→ **Problem details**:
Retype the material in full, keeping every word the same.
■ ■ ■ ■ ■
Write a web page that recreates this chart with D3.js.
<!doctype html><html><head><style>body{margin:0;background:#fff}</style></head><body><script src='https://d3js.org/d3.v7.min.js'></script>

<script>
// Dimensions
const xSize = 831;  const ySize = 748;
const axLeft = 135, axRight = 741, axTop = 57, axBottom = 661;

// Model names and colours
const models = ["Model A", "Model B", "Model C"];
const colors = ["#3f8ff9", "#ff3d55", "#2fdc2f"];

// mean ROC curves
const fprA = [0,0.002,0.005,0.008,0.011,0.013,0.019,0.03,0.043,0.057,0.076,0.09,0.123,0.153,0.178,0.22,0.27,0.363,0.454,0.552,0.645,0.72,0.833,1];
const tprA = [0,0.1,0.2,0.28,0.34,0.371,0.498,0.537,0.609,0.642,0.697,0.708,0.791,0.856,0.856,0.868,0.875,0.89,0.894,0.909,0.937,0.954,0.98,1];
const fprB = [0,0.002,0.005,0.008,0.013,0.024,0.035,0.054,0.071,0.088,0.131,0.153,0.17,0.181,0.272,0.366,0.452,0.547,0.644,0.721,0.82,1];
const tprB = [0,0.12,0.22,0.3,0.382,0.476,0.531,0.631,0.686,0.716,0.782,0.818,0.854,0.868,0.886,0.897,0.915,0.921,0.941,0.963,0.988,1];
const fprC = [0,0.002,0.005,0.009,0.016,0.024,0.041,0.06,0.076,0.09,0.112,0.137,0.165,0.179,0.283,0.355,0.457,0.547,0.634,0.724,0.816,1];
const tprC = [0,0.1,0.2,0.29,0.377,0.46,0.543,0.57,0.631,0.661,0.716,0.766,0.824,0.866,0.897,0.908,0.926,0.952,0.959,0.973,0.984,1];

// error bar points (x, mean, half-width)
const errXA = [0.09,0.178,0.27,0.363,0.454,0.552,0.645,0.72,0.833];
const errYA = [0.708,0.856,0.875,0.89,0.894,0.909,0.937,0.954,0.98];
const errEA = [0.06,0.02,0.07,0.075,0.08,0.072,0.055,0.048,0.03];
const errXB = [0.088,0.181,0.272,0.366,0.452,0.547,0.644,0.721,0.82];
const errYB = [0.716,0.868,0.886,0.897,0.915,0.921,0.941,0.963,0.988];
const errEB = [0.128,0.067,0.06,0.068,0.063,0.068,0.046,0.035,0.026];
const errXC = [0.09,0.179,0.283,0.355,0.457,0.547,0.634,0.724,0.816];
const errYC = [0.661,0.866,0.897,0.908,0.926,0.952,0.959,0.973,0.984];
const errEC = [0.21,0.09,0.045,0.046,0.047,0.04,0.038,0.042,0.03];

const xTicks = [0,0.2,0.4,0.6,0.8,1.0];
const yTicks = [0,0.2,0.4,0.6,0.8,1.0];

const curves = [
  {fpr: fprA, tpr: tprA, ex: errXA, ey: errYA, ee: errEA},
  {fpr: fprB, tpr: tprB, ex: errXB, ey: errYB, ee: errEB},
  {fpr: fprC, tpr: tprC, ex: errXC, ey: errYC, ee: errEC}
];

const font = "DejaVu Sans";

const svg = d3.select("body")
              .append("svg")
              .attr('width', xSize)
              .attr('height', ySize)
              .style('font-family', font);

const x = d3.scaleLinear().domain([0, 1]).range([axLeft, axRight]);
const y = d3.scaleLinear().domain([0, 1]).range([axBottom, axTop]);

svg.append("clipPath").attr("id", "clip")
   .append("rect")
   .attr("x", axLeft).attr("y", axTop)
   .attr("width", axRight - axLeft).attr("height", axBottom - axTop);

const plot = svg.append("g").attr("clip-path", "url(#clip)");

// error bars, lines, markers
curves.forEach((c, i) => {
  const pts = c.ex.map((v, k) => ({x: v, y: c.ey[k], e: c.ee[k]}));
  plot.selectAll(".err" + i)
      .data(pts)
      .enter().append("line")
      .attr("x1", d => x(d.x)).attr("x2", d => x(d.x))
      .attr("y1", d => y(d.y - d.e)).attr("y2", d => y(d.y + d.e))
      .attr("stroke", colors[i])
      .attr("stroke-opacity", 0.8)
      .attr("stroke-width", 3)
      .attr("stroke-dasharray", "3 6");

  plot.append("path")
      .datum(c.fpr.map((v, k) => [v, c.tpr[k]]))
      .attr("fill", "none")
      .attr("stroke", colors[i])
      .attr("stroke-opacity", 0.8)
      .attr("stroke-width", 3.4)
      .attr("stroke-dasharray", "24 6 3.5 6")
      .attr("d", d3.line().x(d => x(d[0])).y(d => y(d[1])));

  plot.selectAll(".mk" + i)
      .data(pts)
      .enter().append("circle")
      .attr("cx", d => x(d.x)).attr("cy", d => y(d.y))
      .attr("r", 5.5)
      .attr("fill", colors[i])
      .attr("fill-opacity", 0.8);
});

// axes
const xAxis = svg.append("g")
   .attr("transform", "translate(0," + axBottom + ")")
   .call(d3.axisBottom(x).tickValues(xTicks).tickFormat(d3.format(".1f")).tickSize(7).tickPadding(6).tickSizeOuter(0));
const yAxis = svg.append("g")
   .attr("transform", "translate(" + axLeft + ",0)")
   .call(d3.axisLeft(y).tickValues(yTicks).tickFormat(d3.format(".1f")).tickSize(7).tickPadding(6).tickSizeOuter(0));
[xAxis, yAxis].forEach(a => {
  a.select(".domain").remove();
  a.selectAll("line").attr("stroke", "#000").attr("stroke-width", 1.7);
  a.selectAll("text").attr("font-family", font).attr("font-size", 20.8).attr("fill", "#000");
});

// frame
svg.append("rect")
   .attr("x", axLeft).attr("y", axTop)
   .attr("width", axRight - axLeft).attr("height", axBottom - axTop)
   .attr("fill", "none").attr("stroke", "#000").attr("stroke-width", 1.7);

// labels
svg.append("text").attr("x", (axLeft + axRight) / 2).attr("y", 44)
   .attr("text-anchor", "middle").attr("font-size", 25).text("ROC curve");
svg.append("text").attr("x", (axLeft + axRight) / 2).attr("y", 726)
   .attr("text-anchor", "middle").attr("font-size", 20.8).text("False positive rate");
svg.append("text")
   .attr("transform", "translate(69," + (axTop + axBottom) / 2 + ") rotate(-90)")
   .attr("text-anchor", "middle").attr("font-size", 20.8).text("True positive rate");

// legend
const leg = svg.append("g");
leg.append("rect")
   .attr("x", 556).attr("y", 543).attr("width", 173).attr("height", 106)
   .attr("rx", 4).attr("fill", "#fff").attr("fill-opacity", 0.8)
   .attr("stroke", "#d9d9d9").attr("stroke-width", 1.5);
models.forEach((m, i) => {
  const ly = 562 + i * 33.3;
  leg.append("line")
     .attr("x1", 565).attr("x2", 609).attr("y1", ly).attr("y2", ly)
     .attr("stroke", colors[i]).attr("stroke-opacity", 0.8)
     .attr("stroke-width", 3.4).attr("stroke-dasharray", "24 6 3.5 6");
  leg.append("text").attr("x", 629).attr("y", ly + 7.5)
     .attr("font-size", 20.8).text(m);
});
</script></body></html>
■ ■ ■ ■ ■
→ **In response**:
Write a web page that recreates this chart with D3.js.
<!doctype html><html><head><style>body{margin:0;background:#fff}</style></head><body><script src='https://d3js.org/d3.v7.min.js'></script>

<script>
// Dimensions
const xSize = 831;  const ySize = 748;
const axLeft = 135, axRight = 741, axTop = 57, axBottom = 661;

// Model names and colours
const models = ["Model A", "Model B", "Model C"];
const colors = ["#3f8ff9", "#ff3d55", "#2fdc2f"];

// mean ROC curves
const fprA = [0,0.002,0.005,0.008,0.011,0.013,0.019,0.03,0.043,0.057,0.076,0.09,0.123,0.153,0.178,0.22,0.27,0.363,0.454,0.552,0.645,0.72,0.833,1];
const tprA = [0,0.1,0.2,0.28,0.34,0.371,0.498,0.537,0.609,0.642,0.697,0.708,0.791,0.856,0.856,0.868,0.875,0.89,0.894,0.909,0.937,0.954,0.98,1];
const fprB = [0,0.002,0.005,0.008,0.013,0.024,0.035,0.054,0.071,0.088,0.131,0.153,0.17,0.181,0.272,0.366,0.452,0.547,0.644,0.721,0.82,1];
const tprB = [0,0.12,0.22,0.3,0.382,0.476,0.531,0.631,0.686,0.716,0.782,0.818,0.854,0.868,0.886,0.897,0.915,0.921,0.941,0.963,0.988,1];
const fprC = [0,0.002,0.005,0.009,0.016,0.024,0.041,0.06,0.076,0.09,0.112,0.137,0.165,0.179,0.283,0.355,0.457,0.547,0.634,0.724,0.816,1];
const tprC = [0,0.1,0.2,0.29,0.377,0.46,0.543,0.57,0.631,0.661,0.716,0.766,0.824,0.866,0.897,0.908,0.926,0.952,0.959,0.973,0.984,1];

// error bar points (x, mean, half-width)
const errXA = [0.09,0.178,0.27,0.363,0.454,0.552,0.645,0.72,0.833];
const errYA = [0.708,0.856,0.875,0.89,0.894,0.909,0.937,0.954,0.98];
const errEA = [0.06,0.02,0.07,0.075,0.08,0.072,0.055,0.048,0.03];
const errXB = [0.088,0.181,0.272,0.366,0.452,0.547,0.644,0.721,0.82];
const errYB = [0.716,0.868,0.886,0.897,0.915,0.921,0.941,0.963,0.988];
const errEB = [0.128,0.067,0.06,0.068,0.063,0.068,0.046,0.035,0.026];
const errXC = [0.09,0.179,0.283,0.355,0.457,0.547,0.634,0.724,0.816];
const errYC = [0.661,0.866,0.897,0.908,0.926,0.952,0.959,0.973,0.984];
const errEC = [0.21,0.09,0.045,0.046,0.047,0.04,0.038,0.042,0.03];

const xTicks = [0,0.2,0.4,0.6,0.8,1.0];
const yTicks = [0,0.2,0.4,0.6,0.8,1.0];

const curves = [
  {fpr: fprA, tpr: tprA, ex: errXA, ey: errYA, ee: errEA},
  {fpr: fprB, tpr: tprB, ex: errXB, ey: errYB, ee: errEB},
  {fpr: fprC, tpr: tprC, ex: errXC, ey: errYC, ee: errEC}
];

const font = "DejaVu Sans";

const svg = d3.select("body")
              .append("svg")
              .attr('width', xSize)
              .attr('height', ySize)
              .style('font-family', font);

const x = d3.scaleLinear().domain([0, 1]).range([axLeft, axRight]);
const y = d3.scaleLinear().domain([0, 1]).range([axBottom, axTop]);

svg.append("clipPath").attr("id", "clip")
   .append("rect")
   .attr("x", axLeft).attr("y", axTop)
   .attr("width", axRight - axLeft).attr("height", axBottom - axTop);

const plot = svg.append("g").attr("clip-path", "url(#clip)");

// error bars, lines, markers
curves.forEach((c, i) => {
  const pts = c.ex.map((v, k) => ({x: v, y: c.ey[k], e: c.ee[k]}));
  plot.selectAll(".err" + i)
      .data(pts)
      .enter().append("line")
      .attr("x1", d => x(d.x)).attr("x2", d => x(d.x))
      .attr("y1", d => y(d.y - d.e)).attr("y2", d => y(d.y + d.e))
      .attr("stroke", colors[i])
      .attr("stroke-opacity", 0.8)
      .attr("stroke-width", 3)
      .attr("stroke-dasharray", "3 6");

  plot.append("path")
      .datum(c.fpr.map((v, k) => [v, c.tpr[k]]))
      .attr("fill", "none")
      .attr("stroke", colors[i])
      .attr("stroke-opacity", 0.8)
      .attr("stroke-width", 3.4)
      .attr("stroke-dasharray", "24 6 3.5 6")
      .attr("d", d3.line().x(d => x(d[0])).y(d => y(d[1])));

  plot.selectAll(".mk" + i)
      .data(pts)
      .enter().append("circle")
      .attr("cx", d => x(d.x)).attr("cy", d => y(d.y))
      .attr("r", 5.5)
      .attr("fill", colors[i])
      .attr("fill-opacity", 0.8);
});

// axes
const xAxis = svg.append("g")
   .attr("transform", "translate(0," + axBottom + ")")
   .call(d3.axisBottom(x).tickValues(xTicks).tickFormat(d3.format(".1f")).tickSize(7).tickPadding(6).tickSizeOuter(0));
const yAxis = svg.append("g")
   .attr("transform", "translate(" + axLeft + ",0)")
   .call(d3.axisLeft(y).tickValues(yTicks).tickFormat(d3.format(".1f")).tickSize(7).tickPadding(6).tickSizeOuter(0));
[xAxis, yAxis].forEach(a => {
  a.select(".domain").remove();
  a.selectAll("line").attr("stroke", "#000").attr("stroke-width", 1.7);
  a.selectAll("text").attr("font-family", font).attr("font-size", 20.8).attr("fill", "#000");
});

// frame
svg.append("rect")
   .attr("x", axLeft).attr("y", axTop)
   .attr("width", axRight - axLeft).attr("height", axBottom - axTop)
   .attr("fill", "none").attr("stroke", "#000").attr("stroke-width", 1.7);

// labels
svg.append("text").attr("x", (axLeft + axRight) / 2).attr("y", 44)
   .attr("text-anchor", "middle").attr("font-size", 25).text("ROC curve");
svg.append("text").attr("x", (axLeft + axRight) / 2).attr("y", 726)
   .attr("text-anchor", "middle").attr("font-size", 20.8).text("False positive rate");
svg.append("text")
   .attr("transform", "translate(69," + (axTop + axBottom) / 2 + ") rotate(-90)")
   .attr("text-anchor", "middle").attr("font-size", 20.8).text("True positive rate");

// legend
const leg = svg.append("g");
leg.append("rect")
   .attr("x", 556).attr("y", 543).attr("width", 173).attr("height", 106)
   .attr("rx", 4).attr("fill", "#fff").attr("fill-opacity", 0.8)
   .attr("stroke", "#d9d9d9").attr("stroke-width", 1.5);
models.forEach((m, i) => {
  const ly = 562 + i * 33.3;
  leg.append("line")
     .attr("x1", 565).attr("x2", 609).attr("y1", ly).attr("y2", ly)
     .attr("stroke", colors[i]).attr("stroke-opacity", 0.8)
     .attr("stroke-width", 3.4).attr("stroke-dasharray", "24 6 3.5 6");
  leg.append("text").attr("x", 629).attr("y", ly + 7.5)
     .attr("font-size", 20.8).text(m);
});
</script></body></html>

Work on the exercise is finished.